Harvey's Path Back to the Starting Rotation

Harvey is not the first pitcher to be moved to the bullpen after a string of inconsistent performances as a starter. Another example was the New York Yankees and their current ace Luis Severino back in 2016. Severino had a decent rookie year after his August 2015 call-up going 5-3 with a 2.89 ERA, but 2016 was a different story. He started the season 0-6 with a 7.46 ERA and was demoted to Triple-A. Upon his return in July, he pitched out of the bullpen for three games giving up no earned runs (one run) on one hit in 8 1/3 innings of work. The Yankees attempted to move him back into a starting role where he struggled again in two straight games, earning him a spot in the bullpen where he flourished for the rest of the 2016 season. But fast forward to 2017, Severino became the ace of the Yankee rotation after an impressive Spring Training and still holds that spot a year later.

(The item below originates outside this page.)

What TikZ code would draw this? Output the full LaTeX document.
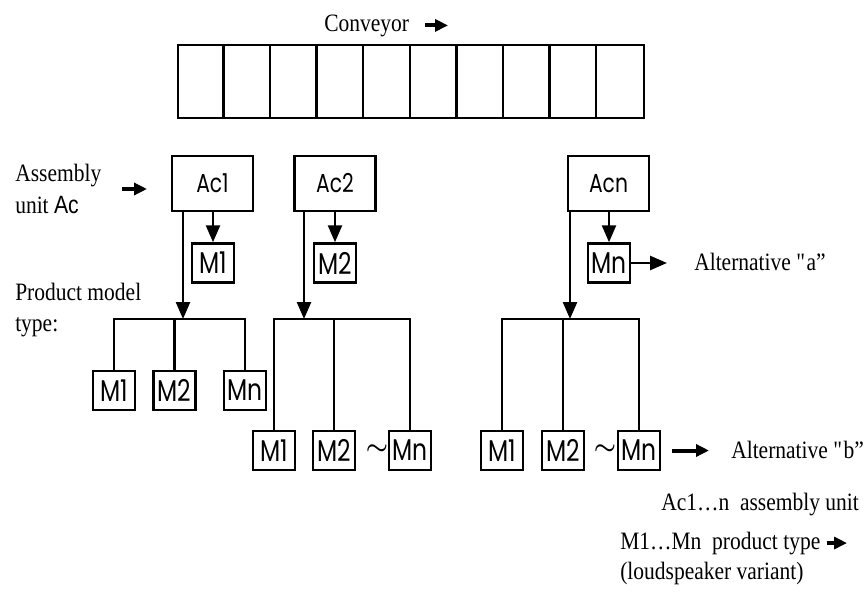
\documentclass[tikz,border=0pt]{standalone}
\usepackage{fontspec}
\setmainfont[FakeStretch=0.86]{Liberation Serif}
\newfontfamily\boxfont[FakeStretch=0.78]{Poppins}
\newfontfamily\acfont[FakeStretch=0.85]{Liberation Sans}
\usepackage{tikz}
\usetikzlibrary{positioning}
\usetikzlibrary{arrows.meta}

\begin{document}
\begin{tikzpicture}
                [x=1pt, y=-1pt, line width=2.5pt,
                 belt/.style = {minimum width=466pt, minimum height=73pt, draw, inner sep=0pt},
                 unit/.style = {minimum width=81pt, minimum height=55pt, draw, inner sep=0pt, font=\boxfont\fontsize{26}{26}\selectfont},
                 model/.style = {minimum width=42pt, minimum height=39pt, draw, inner sep=0pt, font=\boxfont\fontsize{30}{30}\selectfont},
                 txt/.style = {inner sep=0pt, anchor=base west, align=left, font=\fontsize{25}{31.5}\selectfont},
                 tip/.style = {-{Triangle[length=17pt, width=14pt]}},
                 bold/.style = {line width=4pt, -{Triangle[length=13pt, width=12pt]}}]
                \useasboundingbox (0,0) rectangle (864,597);
                % Conveyor with its cells
                \node[txt] (conv) at (323,31) {Conveyor};
                \node[belt] (belt) at (411,81.5) {};
                \foreach \i in {1,...,9}
                    \draw ([xshift=\i*46.6pt]belt.north west) -- ([xshift=\i*46.6pt]belt.south west);
                % Labels on the left (base is the last line)
                \node[txt] (asm) at (14,213.3) {Assembly\\unit {\acfont Ac}};
                \node[txt] (prod) at (14,331.7) {Product model\\type:};
                % Assembly units
                \node[unit] (Ac1) at (212.5,183.5) {Ac1};
                \node[unit] (Ac2) at (335,183.5) {Ac2};
                \node[unit] (Acn) at (608.5,183.5) {Acn};
                % Product type made in the unit (alternative a)
                \node[model] (M1a) at (213,263) {M1};
                \node[model] (M2a) at (335,263) {M2};
                \node[model] (Mna) at (609,263) {Mn};
                % Product types after the unit (alternative b)
                \node[model] (r11) at (114,390.5) {M1};
                \node[model] (r12) at (174.5,390.5) {M2};
                \node[model] (r13) at (245,390.5) {Mn};
                \node[model] (r21) at (274,450.5) {M1};
                \node[model] (r22) at (334,450.5) {M2};
                \node[model] (r23) at (410,450.5) {Mn};
                \node[model] (r31) at (502,450.5) {M1};
                \node[model] (r32) at (563,450.5) {M2};
                \node[model] (r33) at (639,450.5) {Mn};
                \node[font=\fontsize{24}{24}\selectfont\boldmath] (t2) at (377,450) {$\sim$};
                \node[font=\fontsize{24}{24}\selectfont\boldmath] (t3) at (605,450) {$\sim$};
                % Texts on the right
                \node[txt] (alta) at (693,270) {Alternative \textquotedbl a''};
                \node[txt] (altb) at (730,458) {Alternative \textquotedbl b''};
                \node[txt] (legac) at (660,510) {Ac1\ldots n\ \ assembly unit};
                \node[txt] (legm) at (619,549) {M1\ldots Mn\ \ product type};
                \node[txt] (legv) at (619,579) {(loudspeaker variant)};
                % Bus points and arrow ends
                \coordinate (b1) at (183,319);
                \coordinate (b2) at (304,319);
                \coordinate (b3) at (570,319);
                \coordinate (convtip) at (448,24);
                \coordinate (asmtip) at (147,187);
                \coordinate (altatip) at (667,263);
                \coordinate (altbtip) at (709,451);
                \coordinate (legtip) at (847,542);
                % Arrows
                \draw[bold] ([xshift=15pt]conv.east) -- (conv.east -| convtip);
                \draw[bold] ([xshift=19pt]asm.east) -- (asm.east -| asmtip);
                \draw[tip] (Ac1.south -| M1a) -- (M1a.north);
                \draw[tip] (Ac2.south -| M2a) -- (M2a.north);
                \draw[tip] (Acn.south -| Mna) -- (Mna.north);
                \draw[tip] (Mna.east) -- (altatip);
                \draw[tip] (Ac1.south -| b1) -- (b1);
                \draw[tip] (Ac2.south -| b2) -- (b2);
                \draw[tip] (Acn.south -| b3) -- (b3);
                \draw[bold] ([xshift=11pt]r33.east) -- (r33.east -| altbtip);
                \draw[bold] ([xshift=5pt]legm.east) -- (legm.east -| legtip);
                % Lines
                \draw (r11.north) |- (b1) -- (b1 -| r13) -- (r13.north);
                \draw (r12.north) -- (r12.north |- b1);
                \draw (r21.north) |- (b2) -- (b2 -| r23) -- (r23.north);
                \draw (r22.north) -- (r22.north |- b2);
                \draw (r31.north) |- (b3) -- (b3 -| r33) -- (r33.north);
                \draw (r32.north) -- (r32.north |- b3);
            \end{tikzpicture}
\end{document}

If Matt Harvey wants to make it back into the Mets starting rotation the way to do it is simple. Just like Severino did with the Yankees, he needs to make his contributions felt in the bullpen by producing quality innings and proving that he can get batters out without giving up runs. A stint in the bullpen could be good for Harvey in that it can help him get his stuff back so he has a chance to regain his 2013 All-Star form for the Mets. Personally, I believe this move will benefit Harvey in that it will allow him to gain confidence in his pitching over fewer innings of work which I believe will allow him to work back into a rotation spot should he excel in the pen. Even if he cannot return to the level he was at in 2013, him proving himself in the bullpen, working his way back into a starting role, and producing quality outings will give the Mets a huge boost to their pitching staff.